Copy the lines of the data below exactly, starting at the first and stopping after the line that contains "(443,478) rectangle (598,495);"; include no pictures.
________________________
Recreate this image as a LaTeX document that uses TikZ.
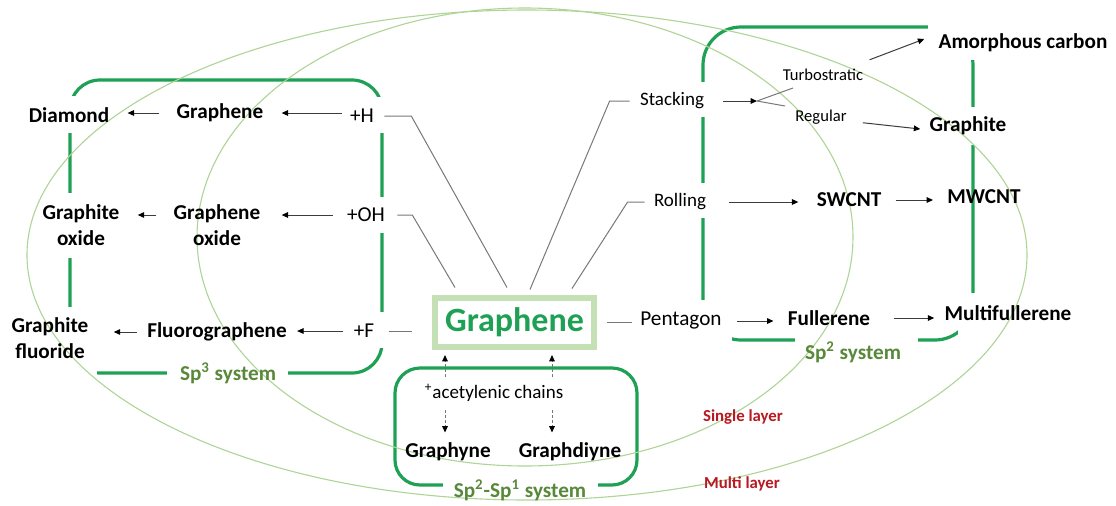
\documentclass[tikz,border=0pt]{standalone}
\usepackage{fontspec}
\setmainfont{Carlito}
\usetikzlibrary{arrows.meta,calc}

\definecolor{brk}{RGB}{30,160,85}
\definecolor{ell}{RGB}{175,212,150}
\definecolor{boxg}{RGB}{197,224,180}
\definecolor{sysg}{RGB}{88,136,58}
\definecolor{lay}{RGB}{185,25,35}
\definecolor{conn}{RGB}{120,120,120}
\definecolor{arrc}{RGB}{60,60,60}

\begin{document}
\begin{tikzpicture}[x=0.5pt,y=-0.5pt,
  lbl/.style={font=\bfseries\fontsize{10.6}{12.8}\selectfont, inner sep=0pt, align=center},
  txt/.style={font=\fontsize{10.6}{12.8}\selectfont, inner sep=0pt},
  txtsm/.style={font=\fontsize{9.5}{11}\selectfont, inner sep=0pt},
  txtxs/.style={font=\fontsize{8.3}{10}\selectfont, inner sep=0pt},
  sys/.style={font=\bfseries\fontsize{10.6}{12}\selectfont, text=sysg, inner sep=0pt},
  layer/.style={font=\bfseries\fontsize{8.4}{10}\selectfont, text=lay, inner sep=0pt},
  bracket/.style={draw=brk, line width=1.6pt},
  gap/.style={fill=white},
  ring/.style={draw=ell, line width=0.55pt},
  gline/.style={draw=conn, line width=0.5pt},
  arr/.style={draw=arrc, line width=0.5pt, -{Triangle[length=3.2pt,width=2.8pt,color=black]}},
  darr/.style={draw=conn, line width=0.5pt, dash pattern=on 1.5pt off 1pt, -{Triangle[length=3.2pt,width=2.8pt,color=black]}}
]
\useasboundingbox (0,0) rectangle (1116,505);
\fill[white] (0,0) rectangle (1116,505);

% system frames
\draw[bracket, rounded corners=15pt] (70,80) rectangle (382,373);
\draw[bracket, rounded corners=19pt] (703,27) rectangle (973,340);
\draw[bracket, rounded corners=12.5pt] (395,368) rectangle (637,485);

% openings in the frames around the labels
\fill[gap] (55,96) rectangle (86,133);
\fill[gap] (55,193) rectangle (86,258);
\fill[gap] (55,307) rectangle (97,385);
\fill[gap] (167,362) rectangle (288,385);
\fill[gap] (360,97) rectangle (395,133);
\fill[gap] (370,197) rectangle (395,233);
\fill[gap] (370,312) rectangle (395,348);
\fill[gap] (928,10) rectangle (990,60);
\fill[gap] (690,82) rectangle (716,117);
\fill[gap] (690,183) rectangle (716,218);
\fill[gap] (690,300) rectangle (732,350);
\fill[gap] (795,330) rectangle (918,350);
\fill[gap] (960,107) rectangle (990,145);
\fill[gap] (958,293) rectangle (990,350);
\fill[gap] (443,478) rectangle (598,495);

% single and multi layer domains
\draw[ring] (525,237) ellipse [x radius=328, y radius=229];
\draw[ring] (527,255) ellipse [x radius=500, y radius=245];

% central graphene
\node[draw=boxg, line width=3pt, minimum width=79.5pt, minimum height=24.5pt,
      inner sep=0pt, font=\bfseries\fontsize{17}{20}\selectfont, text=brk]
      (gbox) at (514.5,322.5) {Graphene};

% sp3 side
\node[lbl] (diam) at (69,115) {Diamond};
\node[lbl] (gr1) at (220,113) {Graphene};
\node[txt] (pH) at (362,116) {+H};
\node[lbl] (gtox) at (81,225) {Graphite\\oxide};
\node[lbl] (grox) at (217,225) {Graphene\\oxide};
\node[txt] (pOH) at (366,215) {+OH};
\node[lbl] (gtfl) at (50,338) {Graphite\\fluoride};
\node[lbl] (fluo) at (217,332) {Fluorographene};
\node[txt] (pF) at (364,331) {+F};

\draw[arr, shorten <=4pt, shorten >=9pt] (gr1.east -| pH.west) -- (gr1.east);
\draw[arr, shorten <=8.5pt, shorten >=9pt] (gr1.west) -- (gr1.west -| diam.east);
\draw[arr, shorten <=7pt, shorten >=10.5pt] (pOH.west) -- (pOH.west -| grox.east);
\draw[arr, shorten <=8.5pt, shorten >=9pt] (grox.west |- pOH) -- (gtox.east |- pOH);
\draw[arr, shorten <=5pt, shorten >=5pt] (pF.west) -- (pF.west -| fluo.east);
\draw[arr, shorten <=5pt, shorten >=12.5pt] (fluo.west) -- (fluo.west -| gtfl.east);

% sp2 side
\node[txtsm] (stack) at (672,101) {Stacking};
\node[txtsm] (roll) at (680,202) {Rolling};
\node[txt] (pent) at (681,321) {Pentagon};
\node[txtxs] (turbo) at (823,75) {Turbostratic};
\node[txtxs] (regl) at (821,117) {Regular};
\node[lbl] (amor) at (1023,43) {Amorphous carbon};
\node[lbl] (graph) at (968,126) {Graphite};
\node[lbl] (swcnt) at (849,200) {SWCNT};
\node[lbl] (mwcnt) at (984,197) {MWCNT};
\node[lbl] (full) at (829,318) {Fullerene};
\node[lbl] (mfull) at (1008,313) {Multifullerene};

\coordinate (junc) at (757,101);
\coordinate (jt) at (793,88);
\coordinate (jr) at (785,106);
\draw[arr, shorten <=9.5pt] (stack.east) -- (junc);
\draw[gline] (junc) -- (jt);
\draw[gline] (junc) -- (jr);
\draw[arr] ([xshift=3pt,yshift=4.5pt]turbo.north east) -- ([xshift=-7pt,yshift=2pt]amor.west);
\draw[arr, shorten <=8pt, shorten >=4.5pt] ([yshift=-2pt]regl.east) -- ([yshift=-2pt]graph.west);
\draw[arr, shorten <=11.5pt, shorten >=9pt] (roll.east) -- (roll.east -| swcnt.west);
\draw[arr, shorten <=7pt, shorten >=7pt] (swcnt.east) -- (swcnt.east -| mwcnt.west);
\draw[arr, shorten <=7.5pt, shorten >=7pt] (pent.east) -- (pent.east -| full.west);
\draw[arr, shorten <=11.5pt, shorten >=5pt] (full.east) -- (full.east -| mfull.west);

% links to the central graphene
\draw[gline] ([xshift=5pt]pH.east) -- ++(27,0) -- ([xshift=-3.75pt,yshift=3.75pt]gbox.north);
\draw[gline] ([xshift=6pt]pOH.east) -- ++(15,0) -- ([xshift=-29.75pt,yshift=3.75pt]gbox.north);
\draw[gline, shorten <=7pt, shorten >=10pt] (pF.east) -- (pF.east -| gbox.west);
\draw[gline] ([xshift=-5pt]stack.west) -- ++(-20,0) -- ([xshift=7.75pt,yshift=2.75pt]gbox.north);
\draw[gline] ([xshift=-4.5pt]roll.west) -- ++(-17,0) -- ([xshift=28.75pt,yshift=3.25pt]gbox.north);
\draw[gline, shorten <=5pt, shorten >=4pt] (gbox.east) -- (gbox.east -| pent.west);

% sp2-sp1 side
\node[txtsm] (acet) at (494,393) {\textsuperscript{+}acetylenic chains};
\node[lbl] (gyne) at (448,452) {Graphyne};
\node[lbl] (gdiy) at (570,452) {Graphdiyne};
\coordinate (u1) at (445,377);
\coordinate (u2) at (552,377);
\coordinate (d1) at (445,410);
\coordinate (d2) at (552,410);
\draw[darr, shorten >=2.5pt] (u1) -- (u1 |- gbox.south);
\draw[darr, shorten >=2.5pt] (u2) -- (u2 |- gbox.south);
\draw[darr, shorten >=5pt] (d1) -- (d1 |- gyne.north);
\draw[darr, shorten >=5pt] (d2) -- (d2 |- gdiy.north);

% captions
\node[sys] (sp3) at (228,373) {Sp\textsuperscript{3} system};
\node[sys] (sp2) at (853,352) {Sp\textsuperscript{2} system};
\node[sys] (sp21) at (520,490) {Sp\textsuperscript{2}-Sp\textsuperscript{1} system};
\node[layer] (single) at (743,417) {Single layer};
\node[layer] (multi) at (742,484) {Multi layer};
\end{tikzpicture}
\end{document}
________________________
§ Exercise output:
Recreate this image as a LaTeX document that uses TikZ.
\documentclass[tikz,border=0pt]{standalone}
\usepackage{fontspec}
\setmainfont{Carlito}
\usetikzlibrary{arrows.meta,calc}

\definecolor{brk}{RGB}{30,160,85}
\definecolor{ell}{RGB}{175,212,150}
\definecolor{boxg}{RGB}{197,224,180}
\definecolor{sysg}{RGB}{88,136,58}
\definecolor{lay}{RGB}{185,25,35}
\definecolor{conn}{RGB}{120,120,120}
\definecolor{arrc}{RGB}{60,60,60}

\begin{document}
\begin{tikzpicture}[x=0.5pt,y=-0.5pt,
  lbl/.style={font=\bfseries\fontsize{10.6}{12.8}\selectfont, inner sep=0pt, align=center},
  txt/.style={font=\fontsize{10.6}{12.8}\selectfont, inner sep=0pt},
  txtsm/.style={font=\fontsize{9.5}{11}\selectfont, inner sep=0pt},
  txtxs/.style={font=\fontsize{8.3}{10}\selectfont, inner sep=0pt},
  sys/.style={font=\bfseries\fontsize{10.6}{12}\selectfont, text=sysg, inner sep=0pt},
  layer/.style={font=\bfseries\fontsize{8.4}{10}\selectfont, text=lay, inner sep=0pt},
  bracket/.style={draw=brk, line width=1.6pt},
  gap/.style={fill=white},
  ring/.style={draw=ell, line width=0.55pt},
  gline/.style={draw=conn, line width=0.5pt},
  arr/.style={draw=arrc, line width=0.5pt, -{Triangle[length=3.2pt,width=2.8pt,color=black]}},
  darr/.style={draw=conn, line width=0.5pt, dash pattern=on 1.5pt off 1pt, -{Triangle[length=3.2pt,width=2.8pt,color=black]}}
]
\useasboundingbox (0,0) rectangle (1116,505);
\fill[white] (0,0) rectangle (1116,505);

% system frames
\draw[bracket, rounded corners=15pt] (70,80) rectangle (382,373);
\draw[bracket, rounded corners=19pt] (703,27) rectangle (973,340);
\draw[bracket, rounded corners=12.5pt] (395,368) rectangle (637,485);

% openings in the frames around the labels
\fill[gap] (55,96) rectangle (86,133);
\fill[gap] (55,193) rectangle (86,258);
\fill[gap] (55,307) rectangle (97,385);
\fill[gap] (167,362) rectangle (288,385);
\fill[gap] (360,97) rectangle (395,133);
\fill[gap] (370,197) rectangle (395,233);
\fill[gap] (370,312) rectangle (395,348);
\fill[gap] (928,10) rectangle (990,60);
\fill[gap] (690,82) rectangle (716,117);
\fill[gap] (690,183) rectangle (716,218);
\fill[gap] (690,300) rectangle (732,350);
\fill[gap] (795,330) rectangle (918,350);
\fill[gap] (960,107) rectangle (990,145);
\fill[gap] (958,293) rectangle (990,350);
\fill[gap] (443,478) rectangle (598,495);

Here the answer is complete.